1. Turn off all of the lights.

2. Facing a mirror, students should put their Life Savers in their mouths. As the candy breaks down, students will be able to see a reaction taking place in their mouths that looks a lot like lightning!

 

This reaction of light is produced by friction from teeth when they are chomping down on the Life Savers. This reaction is called triboluminescence. 

-Disposable containers

-Water

-Food coloring

-Freezer

-Cookie sheets

-Ladder

-2 liter soda bottles (1 per pair of students)

-6 long pieces of yarn (per pair of students)

-Plastic syringe (1 per pair)

-Broom, stick, or something similar (1 per pair

1. A day or two prior to the experiment, create some colorful ice blocks by filling the containers with water and stir in some food coloring. Put the full containers in the freezer.

2. After the ice blocks are frozen, take them out of the freezer and pop them out of their containers.
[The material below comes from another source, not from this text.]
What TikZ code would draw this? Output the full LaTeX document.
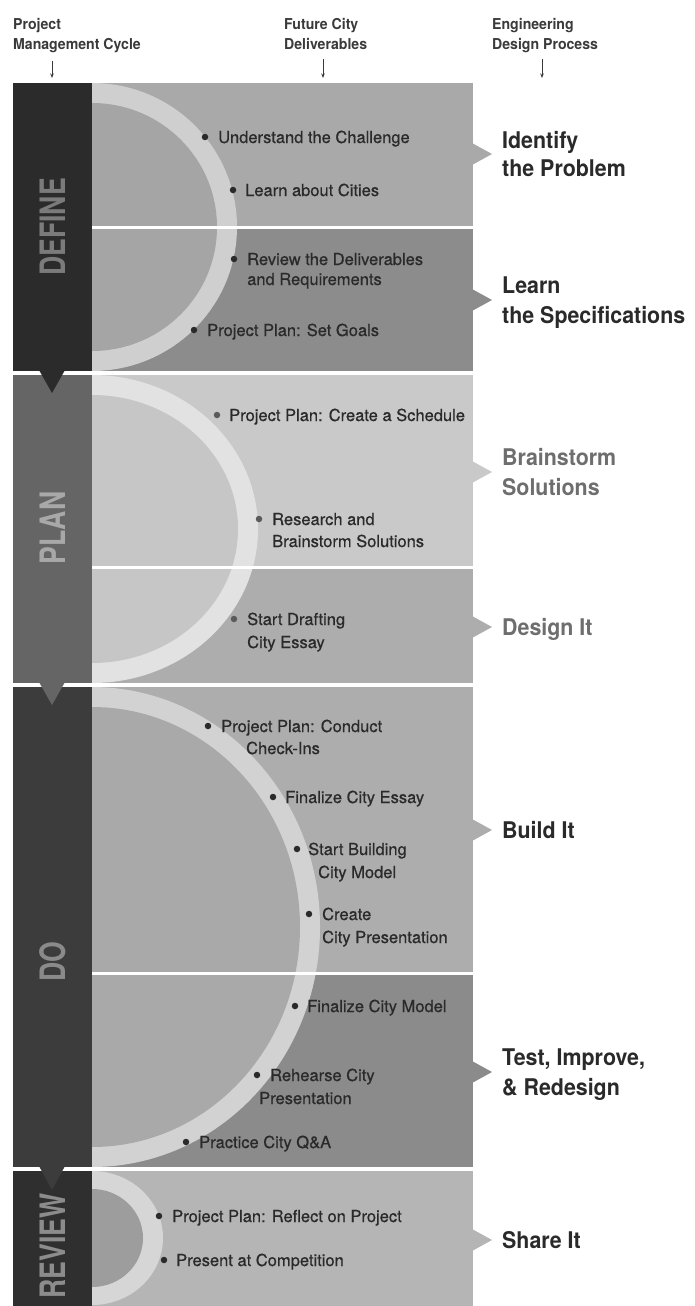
\documentclass[tikz,border=0pt]{standalone}
\usepackage{fontspec}
\setmainfont{TeX Gyre Heros}
\newfontfamily\itemfont{TeX Gyre Heros}[FakeBold=0.6]
\newfontfamily\hdrfont{TeX Gyre Heros}[FakeStretch=0.94]
\newfontfamily\lblfont{TeX Gyre Heros}[FakeStretch=0.93]
\newfontfamily\colfont{TeX Gyre Heros}[FakeStretch=0.76]
\usetikzlibrary{arrows.meta}
\definecolor{defcol}{HTML}{2B2B2B}
\definecolor{deftxt}{HTML}{7B7B7B}
\definecolor{defA}{HTML}{A9A9A9}
\definecolor{defB}{HTML}{8C8C8C}
\definecolor{defR}{HTML}{CFCFCF}
\definecolor{defI}{HTML}{A5A5A5}
\definecolor{plncol}{HTML}{656565}
\definecolor{plntxt}{HTML}{A8A8A8}
\definecolor{plnA}{HTML}{C9C9C9}
\definecolor{plnB}{HTML}{ADADAD}
\definecolor{plnR}{HTML}{E2E2E2}
\definecolor{plnI}{HTML}{C6C6C6}
\definecolor{docol}{HTML}{3C3C3C}
\definecolor{dotxt}{HTML}{8A8A8A}
\definecolor{doA}{HTML}{ADADAD}
\definecolor{doB}{HTML}{8B8B8B}
\definecolor{doR}{HTML}{D2D2D2}
\definecolor{doI}{HTML}{A9A9A9}
\definecolor{revcol}{HTML}{2F2F2F}
\definecolor{revtxt}{HTML}{8C8C8C}
\definecolor{revA}{HTML}{B5B5B5}
\definecolor{revR}{HTML}{D6D6D6}
\definecolor{revI}{HTML}{9D9D9D}
\definecolor{ink}{HTML}{2A2A2A}
\definecolor{hdr}{HTML}{3A3A3A}
\definecolor{lgray}{HTML}{6E6E6E}
\definecolor{pdot}{HTML}{5A5A5A}
\begin{document}
\begin{tikzpicture}[x=1pt,y=-1pt,
  itm/.style={anchor=base west, inner sep=0pt, text=ink, font=\itemfont\fontsize{16.5}{22}\selectfont},
  hdrtxt/.style={anchor=base west, inner sep=0pt, text=hdr, font=\hdrfont\bfseries\fontsize{15}{20}\selectfont},
  lbl/.style={anchor=base west, inner sep=0pt, text=ink, font=\lblfont\bfseries\fontsize{23}{28}\selectfont},
  collbl/.style={rotate=90, inner sep=0pt, font=\colfont\bfseries\fontsize{35}{35}\selectfont},
  bullet/.style={circle, fill=ink, inner sep=0pt, minimum size=6.5pt},
  harrow/.style={draw=hdr, line width=0.8pt, -{Stealth[length=4.5pt,width=3.5pt]}},
  divider/.style={fill=white}
]
\useasboundingbox[fill=white] (0,0) rectangle (694,1306);

% ---------- headers ----------
\node[hdrtxt] (h1a) at (13,29.5) {Project};
\node[hdrtxt] (h1b) at (13,49.5) {Management Cycle};
\node[hdrtxt] (h2a) at (284,29.5) {Future City};
\node[hdrtxt] (h2b) at (284,49.5) {Deliverables};
\node[hdrtxt] (h3a) at (492,29.5) {Engineering};
\node[hdrtxt] (h3b) at (492,49.5) {Design Process};
\coordinate (a1s) at (52,61); \coordinate (a1e) at (52,78);
\coordinate (a2s) at (323,59); \coordinate (a2e) at (323,78);
\coordinate (a3s) at (542,59); \coordinate (a3e) at (542,78);
\draw[harrow] (a1s) -- (a1e);
\draw[harrow] (a2s) -- (a2e);
\draw[harrow] (a3s) -- (a3e);

% ---------- DEFINE ----------
\begin{scope}
  \clip (92,83) rectangle (473,371);
  \fill[defA] (92,83) rectangle (473,227);
  \fill[defB] (92,227) rectangle (473,371);
  \fill[defR] (92,227) ellipse [x radius=145, y radius=144];
  \fill[defI] (92,227) ellipse [x radius=125, y radius=124];
\end{scope}
\fill[divider] (92,225.5) rectangle (473,228.5);
\fill[defA] (472,143) -- (492,154) -- (472,165) -- cycle;
\fill[defB] (472,289) -- (492,300) -- (472,311) -- cycle;

% ---------- PLAN ----------
\begin{scope}
  \clip (92,375) rectangle (473,683);
  \fill[plnA] (92,375) rectangle (473,567);
  \fill[plnB] (92,567) rectangle (473,683);
  \fill[plnR] (92,529) ellipse [x radius=166, y radius=154];
  \fill[plnI] (92,529) ellipse [x radius=146, y radius=134];
\end{scope}
\fill[divider] (92,565.5) rectangle (473,568.5);
\fill[plnA] (472,461) -- (492,472) -- (472,483) -- cycle;
\fill[plnB] (472,616) -- (492,627) -- (472,638) -- cycle;

% ---------- DO ----------
\begin{scope}
  \clip (92,687) rectangle (473,1167);
  \fill[doA] (92,687) rectangle (473,973);
  \fill[doB] (92,973) rectangle (473,1167);
  \fill[doR] (92,927) ellipse [x radius=228, y radius=240];
  \fill[doI] (92,927) ellipse [x radius=208, y radius=220];
\end{scope}
\fill[divider] (92,971.5) rectangle (473,974.5);
\fill[doA] (472,819) -- (492,830) -- (472,841) -- cycle;
\fill[doB] (472,1061) -- (492,1072) -- (472,1083) -- cycle;

% ---------- REVIEW ----------
\begin{scope}
  \clip (92,1171) rectangle (473,1306);
  \fill[revA] (92,1171) rectangle (473,1306);
  \fill[revR] (92,1238) ellipse [x radius=71, y radius=67];
  \fill[revI] (92,1238) ellipse [x radius=51, y radius=49];
\end{scope}
\fill[revA] (472,1229) -- (492,1240) -- (472,1251) -- cycle;

% ---------- left column ----------
\fill[defcol] (13,83) rectangle (92,371);
\fill[plncol] (13,375) rectangle (92,683);
\fill[docol] (13,687) rectangle (92,1167);
\fill[revcol] (13,1171) rectangle (92,1306);
\fill[defcol] (39,370) -- (65,370) -- (52,393) -- cycle;
\fill[plncol] (39,682) -- (65,682) -- (52,705) -- cycle;
\fill[docol] (39,1166) -- (65,1166) -- (52,1190) -- cycle;
\node[collbl, text=deftxt] (cDefine) at (53,227) {DEFINE};
\node[collbl, text=plntxt] (cPlan) at (53,528) {PLAN};
\node[collbl, text=dotxt] (cDo) at (53,962) {DO};
\node[collbl, text=revtxt] (cReview) at (53,1246) {REVIEW};

% ---------- items ----------
\node[bullet] (d1) at (205,137) {};
\node[itm] (t1) at (218,143) {Understand the Challenge};
\node[bullet] (d2) at (233,190) {};
\node[itm] (t2) at (245,196) {Learn about Cities};
\node[bullet] (d3) at (234,259) {};
\node[itm] (t3a) at (247,265) {Review the Deliverables};
\node[itm] (t3b) at (247,285) {and Requirements};
\node[bullet] (d4) at (194,330) {};
\node[itm] (t4) at (207,336) {Project Plan: Set Goals};

\node[bullet, fill=pdot] (d5) at (217,415) {};
\node[itm] (t5) at (229,421) {Project Plan: Create a Schedule};
\node[bullet, fill=pdot] (d6) at (259,519) {};
\node[itm] (t6a) at (272,525) {Research and};
\node[itm] (t6b) at (272,547) {Brainstorm Solutions};
\node[bullet, fill=pdot] (d7) at (234,619) {};
\node[itm] (t7a) at (247,625) {Start Drafting};
\node[itm] (t7b) at (247,648) {City Essay};

\node[bullet] (d8) at (208,726) {};
\node[itm] (t8a) at (221,732) {Project Plan: Conduct};
\node[itm] (t8b) at (246,754) {Check-Ins};
\node[bullet] (d9) at (273,797) {};
\node[itm] (t9) at (285,803) {Finalize City Essay};
\node[bullet] (d10) at (297,849) {};
\node[itm] (t10a) at (308,855) {Start Building};
\node[itm] (t10b) at (318,878) {City Model};
\node[bullet] (d11) at (309,914) {};
\node[itm] (t11a) at (322,920) {Create};
\node[itm] (t11b) at (322,943) {City Presentation};
\node[bullet] (d12) at (295,1006) {};
\node[itm] (t12) at (307,1012) {Finalize City Model};
\node[bullet] (d13) at (257,1075) {};
\node[itm] (t13a) at (270,1081) {Rehearse City};
\node[itm] (t13b) at (259,1104) {Presentation};
\node[bullet] (d14) at (186,1142) {};
\node[itm] (t14) at (199,1148) {Practice City Q\&A};

\node[bullet] (d15) at (159,1216) {};
\node[itm] (t15) at (172,1222) {Project Plan: Reflect on Project};
\node[bullet] (d16) at (164,1260) {};
\node[itm] (t16) at (176,1266) {Present at Competition};

% ---------- right labels ----------
\node[lbl] (r1a) at (502,148.5) {Identify};
\node[lbl] (r1b) at (502,176.5) {the Problem};
\node[lbl] (r2a) at (502,293) {Learn};
\node[lbl] (r2b) at (502,323) {the Specifications};
\node[lbl, text=lgray] (r3a) at (502,465) {Brainstorm};
\node[lbl, text=lgray] (r3b) at (502,495) {Solutions};
\node[lbl, text=lgray] (r4) at (502,635) {Design It};
\node[lbl] (r5) at (502,838) {Build It};
\node[lbl] (r6a) at (502,1065) {Test, Improve,};
\node[lbl] (r6b) at (502,1095) {\& Redesign};
\node[lbl] (r7) at (502,1248) {Share It};
\end{tikzpicture}
\end{document}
Spread them out on a cookie sheet. 

3. Set up the ladder outside (on a very cold day – less than 32 degrees (Fahrenheit), and set the cookie sheet full of ice blocks below it.
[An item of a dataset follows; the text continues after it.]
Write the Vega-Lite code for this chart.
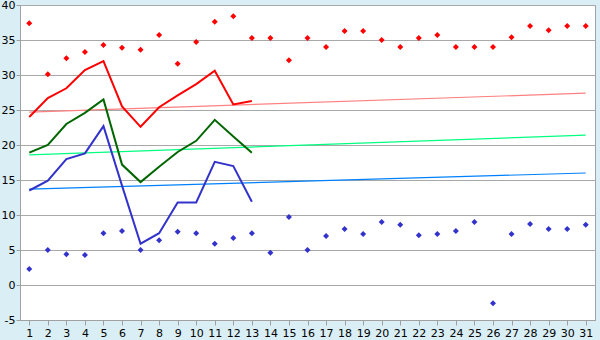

4. Make a small hole in the bottom of the 2 liter bottle and thread the yarn through it.

5. Soak the threaded yarn, and the 5 other yarn pieces, in water.

6. Go back outside and place the bottle on the highest step of the ladder.

7. Tie the other end of the yarn to the broom handle. Tie the remaining 5 pieces of yarn to the broom handle so all of the yarn pieces are touching.

8. Stick the other ends of the yarn to an ice block. 

9. Fill the syringe with water and use it to help the yarn stick to the ice block. The yarn should be in the shape of a tent.

10. Carefully fill the soda bottle with water and add a few drops of food coloring. Stir. Let the water drain down the yarn.

11. Every 10 minutes, repeat the previous step, adding different colors to the water. The more water that is added, the bigger the icicles will be.

12. Let the icicles freeze. Don’t forget to check on them on the next day! 

The outside temperature is below water’s freezing  point (32 degrees Fahrenheight). As colorful water from the soda bottle drains towards the ice blocks, the cold air freezes the water droplets in place. This is also how actual icicles are formed in real life!